DATA EXCERPT -
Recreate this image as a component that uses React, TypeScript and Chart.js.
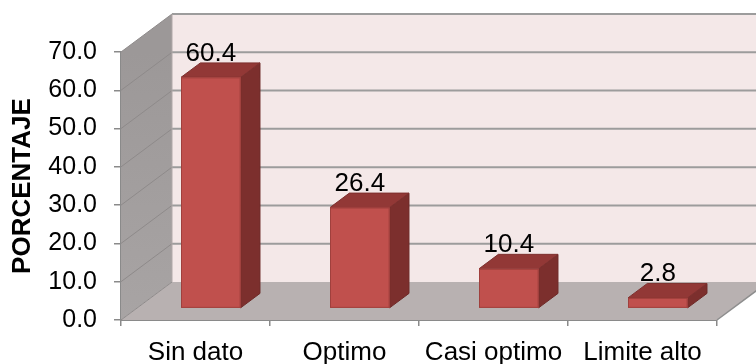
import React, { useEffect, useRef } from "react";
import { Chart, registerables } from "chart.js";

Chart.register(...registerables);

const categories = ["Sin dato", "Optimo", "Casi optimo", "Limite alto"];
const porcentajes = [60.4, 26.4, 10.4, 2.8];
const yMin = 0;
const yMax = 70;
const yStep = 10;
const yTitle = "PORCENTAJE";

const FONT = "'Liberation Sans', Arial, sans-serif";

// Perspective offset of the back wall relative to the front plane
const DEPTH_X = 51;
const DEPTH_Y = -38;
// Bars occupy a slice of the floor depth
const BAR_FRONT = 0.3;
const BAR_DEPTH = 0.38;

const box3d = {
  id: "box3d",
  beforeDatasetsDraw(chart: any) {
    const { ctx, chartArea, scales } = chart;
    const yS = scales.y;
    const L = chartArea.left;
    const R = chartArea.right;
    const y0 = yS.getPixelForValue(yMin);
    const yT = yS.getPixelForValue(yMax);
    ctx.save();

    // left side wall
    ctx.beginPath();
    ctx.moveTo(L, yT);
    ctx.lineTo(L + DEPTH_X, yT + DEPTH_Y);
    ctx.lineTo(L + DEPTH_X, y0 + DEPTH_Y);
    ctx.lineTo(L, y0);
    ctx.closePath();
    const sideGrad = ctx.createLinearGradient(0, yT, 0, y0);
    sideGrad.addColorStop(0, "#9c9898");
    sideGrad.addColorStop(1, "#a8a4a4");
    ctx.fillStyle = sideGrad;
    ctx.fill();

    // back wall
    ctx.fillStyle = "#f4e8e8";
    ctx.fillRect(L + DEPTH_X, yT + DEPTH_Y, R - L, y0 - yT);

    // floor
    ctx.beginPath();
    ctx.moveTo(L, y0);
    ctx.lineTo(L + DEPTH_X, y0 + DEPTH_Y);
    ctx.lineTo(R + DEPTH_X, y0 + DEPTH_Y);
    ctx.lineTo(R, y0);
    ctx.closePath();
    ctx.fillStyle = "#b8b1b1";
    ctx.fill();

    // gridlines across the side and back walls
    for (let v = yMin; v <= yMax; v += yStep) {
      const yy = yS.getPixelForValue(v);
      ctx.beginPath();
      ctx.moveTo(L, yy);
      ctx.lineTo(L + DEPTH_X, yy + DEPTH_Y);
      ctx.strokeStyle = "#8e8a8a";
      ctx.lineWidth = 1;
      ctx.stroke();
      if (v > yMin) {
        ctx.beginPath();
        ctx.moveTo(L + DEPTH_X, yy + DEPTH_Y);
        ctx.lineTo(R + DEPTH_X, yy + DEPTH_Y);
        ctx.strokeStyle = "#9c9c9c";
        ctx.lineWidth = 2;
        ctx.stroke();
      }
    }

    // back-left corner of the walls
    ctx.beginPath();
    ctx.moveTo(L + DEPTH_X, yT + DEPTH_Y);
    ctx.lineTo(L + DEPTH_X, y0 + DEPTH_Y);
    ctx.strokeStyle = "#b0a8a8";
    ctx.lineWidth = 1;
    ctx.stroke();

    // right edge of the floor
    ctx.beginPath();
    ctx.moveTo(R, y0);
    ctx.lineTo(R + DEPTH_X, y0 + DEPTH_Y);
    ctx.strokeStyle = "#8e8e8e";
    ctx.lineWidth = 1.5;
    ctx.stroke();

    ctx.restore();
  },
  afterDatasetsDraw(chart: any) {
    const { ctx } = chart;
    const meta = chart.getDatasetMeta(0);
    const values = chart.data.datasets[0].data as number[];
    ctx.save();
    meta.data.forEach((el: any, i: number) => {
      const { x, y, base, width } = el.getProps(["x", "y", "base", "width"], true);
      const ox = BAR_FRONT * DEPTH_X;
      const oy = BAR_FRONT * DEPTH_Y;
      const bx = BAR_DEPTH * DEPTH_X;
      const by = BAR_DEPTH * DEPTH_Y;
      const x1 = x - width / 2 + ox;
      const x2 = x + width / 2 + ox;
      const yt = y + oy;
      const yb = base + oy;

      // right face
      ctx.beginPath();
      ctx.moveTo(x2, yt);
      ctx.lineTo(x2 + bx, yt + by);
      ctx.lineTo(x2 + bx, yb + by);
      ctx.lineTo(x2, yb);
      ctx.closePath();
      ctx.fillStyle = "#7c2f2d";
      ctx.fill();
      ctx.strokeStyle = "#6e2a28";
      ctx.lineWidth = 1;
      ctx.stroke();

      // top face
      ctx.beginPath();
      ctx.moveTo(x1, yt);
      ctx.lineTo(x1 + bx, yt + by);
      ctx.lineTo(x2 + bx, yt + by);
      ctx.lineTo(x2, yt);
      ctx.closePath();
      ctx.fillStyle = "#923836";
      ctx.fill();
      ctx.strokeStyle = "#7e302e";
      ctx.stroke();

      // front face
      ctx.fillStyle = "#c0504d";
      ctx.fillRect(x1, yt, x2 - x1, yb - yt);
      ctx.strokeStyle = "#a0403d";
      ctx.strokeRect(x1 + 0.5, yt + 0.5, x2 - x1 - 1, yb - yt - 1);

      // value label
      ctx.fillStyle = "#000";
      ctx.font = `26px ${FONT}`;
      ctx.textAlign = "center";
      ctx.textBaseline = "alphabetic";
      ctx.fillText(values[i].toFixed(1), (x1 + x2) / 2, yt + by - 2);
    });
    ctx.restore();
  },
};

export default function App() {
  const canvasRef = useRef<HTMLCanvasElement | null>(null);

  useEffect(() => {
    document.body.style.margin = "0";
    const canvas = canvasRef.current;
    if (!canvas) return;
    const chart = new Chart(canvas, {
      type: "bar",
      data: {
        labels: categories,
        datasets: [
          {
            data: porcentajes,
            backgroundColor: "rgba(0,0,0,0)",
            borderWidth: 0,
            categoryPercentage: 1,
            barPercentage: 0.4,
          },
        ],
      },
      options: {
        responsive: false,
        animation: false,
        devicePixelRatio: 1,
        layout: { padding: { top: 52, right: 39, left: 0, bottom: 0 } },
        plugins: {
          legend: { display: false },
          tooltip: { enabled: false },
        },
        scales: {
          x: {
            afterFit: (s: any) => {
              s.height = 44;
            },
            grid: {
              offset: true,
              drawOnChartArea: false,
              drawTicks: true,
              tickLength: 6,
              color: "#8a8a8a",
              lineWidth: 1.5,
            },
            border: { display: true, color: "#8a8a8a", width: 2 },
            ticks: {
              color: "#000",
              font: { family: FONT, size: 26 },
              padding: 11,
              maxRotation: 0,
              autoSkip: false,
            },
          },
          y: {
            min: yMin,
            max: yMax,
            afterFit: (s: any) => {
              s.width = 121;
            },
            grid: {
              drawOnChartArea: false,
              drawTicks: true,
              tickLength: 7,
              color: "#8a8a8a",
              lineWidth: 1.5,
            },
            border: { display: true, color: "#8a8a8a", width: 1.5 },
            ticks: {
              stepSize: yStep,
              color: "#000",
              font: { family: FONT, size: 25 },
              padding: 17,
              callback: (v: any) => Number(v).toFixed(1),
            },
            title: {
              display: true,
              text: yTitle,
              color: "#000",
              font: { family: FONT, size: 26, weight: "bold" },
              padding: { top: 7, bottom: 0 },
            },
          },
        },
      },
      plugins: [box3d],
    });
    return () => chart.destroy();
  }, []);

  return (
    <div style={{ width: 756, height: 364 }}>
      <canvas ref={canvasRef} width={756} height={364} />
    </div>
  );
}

OBJECTIVE - Copy out the whole listing exactly, and don't carry over any pictures.

EXERCISE OUTPUT -
Recreate this image as a component that uses React, TypeScript and Chart.js.
import React, { useEffect, useRef } from "react";
import { Chart, registerables } from "chart.js";

Chart.register(...registerables);

const categories = ["Sin dato", "Optimo", "Casi optimo", "Limite alto"];
const porcentajes = [60.4, 26.4, 10.4, 2.8];
const yMin = 0;
const yMax = 70;
const yStep = 10;
const yTitle = "PORCENTAJE";

const FONT = "'Liberation Sans', Arial, sans-serif";

// Perspective offset of the back wall relative to the front plane
const DEPTH_X = 51;
const DEPTH_Y = -38;
// Bars occupy a slice of the floor depth
const BAR_FRONT = 0.3;
const BAR_DEPTH = 0.38;

const box3d = {
  id: "box3d",
  beforeDatasetsDraw(chart: any) {
    const { ctx, chartArea, scales } = chart;
    const yS = scales.y;
    const L = chartArea.left;
    const R = chartArea.right;
    const y0 = yS.getPixelForValue(yMin);
    const yT = yS.getPixelForValue(yMax);
    ctx.save();

    // left side wall
    ctx.beginPath();
    ctx.moveTo(L, yT);
    ctx.lineTo(L + DEPTH_X, yT + DEPTH_Y);
    ctx.lineTo(L + DEPTH_X, y0 + DEPTH_Y);
    ctx.lineTo(L, y0);
    ctx.closePath();
    const sideGrad = ctx.createLinearGradient(0, yT, 0, y0);
    sideGrad.addColorStop(0, "#9c9898");
    sideGrad.addColorStop(1, "#a8a4a4");
    ctx.fillStyle = sideGrad;
    ctx.fill();

    // back wall
    ctx.fillStyle = "#f4e8e8";
    ctx.fillRect(L + DEPTH_X, yT + DEPTH_Y, R - L, y0 - yT);

    // floor
    ctx.beginPath();
    ctx.moveTo(L, y0);
    ctx.lineTo(L + DEPTH_X, y0 + DEPTH_Y);
    ctx.lineTo(R + DEPTH_X, y0 + DEPTH_Y);
    ctx.lineTo(R, y0);
    ctx.closePath();
    ctx.fillStyle = "#b8b1b1";
    ctx.fill();

    // gridlines across the side and back walls
    for (let v = yMin; v <= yMax; v += yStep) {
      const yy = yS.getPixelForValue(v);
      ctx.beginPath();
      ctx.moveTo(L, yy);
      ctx.lineTo(L + DEPTH_X, yy + DEPTH_Y);
      ctx.strokeStyle = "#8e8a8a";
      ctx.lineWidth = 1;
      ctx.stroke();
      if (v > yMin) {
        ctx.beginPath();
        ctx.moveTo(L + DEPTH_X, yy + DEPTH_Y);
        ctx.lineTo(R + DEPTH_X, yy + DEPTH_Y);
        ctx.strokeStyle = "#9c9c9c";
        ctx.lineWidth = 2;
        ctx.stroke();
      }
    }

    // back-left corner of the walls
    ctx.beginPath();
    ctx.moveTo(L + DEPTH_X, yT + DEPTH_Y);
    ctx.lineTo(L + DEPTH_X, y0 + DEPTH_Y);
    ctx.strokeStyle = "#b0a8a8";
    ctx.lineWidth = 1;
    ctx.stroke();

    // right edge of the floor
    ctx.beginPath();
    ctx.moveTo(R, y0);
    ctx.lineTo(R + DEPTH_X, y0 + DEPTH_Y);
    ctx.strokeStyle = "#8e8e8e";
    ctx.lineWidth = 1.5;
    ctx.stroke();

    ctx.restore();
  },
  afterDatasetsDraw(chart: any) {
    const { ctx } = chart;
    const meta = chart.getDatasetMeta(0);
    const values = chart.data.datasets[0].data as number[];
    ctx.save();
    meta.data.forEach((el: any, i: number) => {
      const { x, y, base, width } = el.getProps(["x", "y", "base", "width"], true);
      const ox = BAR_FRONT * DEPTH_X;
      const oy = BAR_FRONT * DEPTH_Y;
      const bx = BAR_DEPTH * DEPTH_X;
      const by = BAR_DEPTH * DEPTH_Y;
      const x1 = x - width / 2 + ox;
      const x2 = x + width / 2 + ox;
      const yt = y + oy;
      const yb = base + oy;

      // right face
      ctx.beginPath();
      ctx.moveTo(x2, yt);
      ctx.lineTo(x2 + bx, yt + by);
      ctx.lineTo(x2 + bx, yb + by);
      ctx.lineTo(x2, yb);
      ctx.closePath();
      ctx.fillStyle = "#7c2f2d";
      ctx.fill();
      ctx.strokeStyle = "#6e2a28";
      ctx.lineWidth = 1;
      ctx.stroke();

      // top face
      ctx.beginPath();
      ctx.moveTo(x1, yt);
      ctx.lineTo(x1 + bx, yt + by);
      ctx.lineTo(x2 + bx, yt + by);
      ctx.lineTo(x2, yt);
      ctx.closePath();
      ctx.fillStyle = "#923836";
      ctx.fill();
      ctx.strokeStyle = "#7e302e";
      ctx.stroke();

      // front face
      ctx.fillStyle = "#c0504d";
      ctx.fillRect(x1, yt, x2 - x1, yb - yt);
      ctx.strokeStyle = "#a0403d";
      ctx.strokeRect(x1 + 0.5, yt + 0.5, x2 - x1 - 1, yb - yt - 1);

      // value label
      ctx.fillStyle = "#000";
      ctx.font = `26px ${FONT}`;
      ctx.textAlign = "center";
      ctx.textBaseline = "alphabetic";
      ctx.fillText(values[i].toFixed(1), (x1 + x2) / 2, yt + by - 2);
    });
    ctx.restore();
  },
};

export default function App() {
  const canvasRef = useRef<HTMLCanvasElement | null>(null);

  useEffect(() => {
    document.body.style.margin = "0";
    const canvas = canvasRef.current;
    if (!canvas) return;
    const chart = new Chart(canvas, {
      type: "bar",
      data: {
        labels: categories,
        datasets: [
          {
            data: porcentajes,
            backgroundColor: "rgba(0,0,0,0)",
            borderWidth: 0,
            categoryPercentage: 1,
            barPercentage: 0.4,
          },
        ],
      },
      options: {
        responsive: false,
        animation: false,
        devicePixelRatio: 1,
        layout: { padding: { top: 52, right: 39, left: 0, bottom: 0 } },
        plugins: {
          legend: { display: false },
          tooltip: { enabled: false },
        },
        scales: {
          x: {
            afterFit: (s: any) => {
              s.height = 44;
            },
            grid: {
              offset: true,
              drawOnChartArea: false,
              drawTicks: true,
              tickLength: 6,
              color: "#8a8a8a",
              lineWidth: 1.5,
            },
            border: { display: true, color: "#8a8a8a", width: 2 },
            ticks: {
              color: "#000",
              font: { family: FONT, size: 26 },
              padding: 11,
              maxRotation: 0,
              autoSkip: false,
            },
          },
          y: {
            min: yMin,
            max: yMax,
            afterFit: (s: any) => {
              s.width = 121;
            },
            grid: {
              drawOnChartArea: false,
              drawTicks: true,
              tickLength: 7,
              color: "#8a8a8a",
              lineWidth: 1.5,
            },
            border: { display: true, color: "#8a8a8a", width: 1.5 },
            ticks: {
              stepSize: yStep,
              color: "#000",
              font: { family: FONT, size: 25 },
              padding: 17,
              callback: (v: any) => Number(v).toFixed(1),
            },
            title: {
              display: true,
              text: yTitle,
              color: "#000",
              font: { family: FONT, size: 26, weight: "bold" },
              padding: { top: 7, bottom: 0 },
            },
          },
        },
      },
      plugins: [box3d],
    });
    return () => chart.destroy();
  }, []);

  return (
    <div style={{ width: 756, height: 364 }}>
      <canvas ref={canvasRef} width={756} height={364} />
    </div>
  );
}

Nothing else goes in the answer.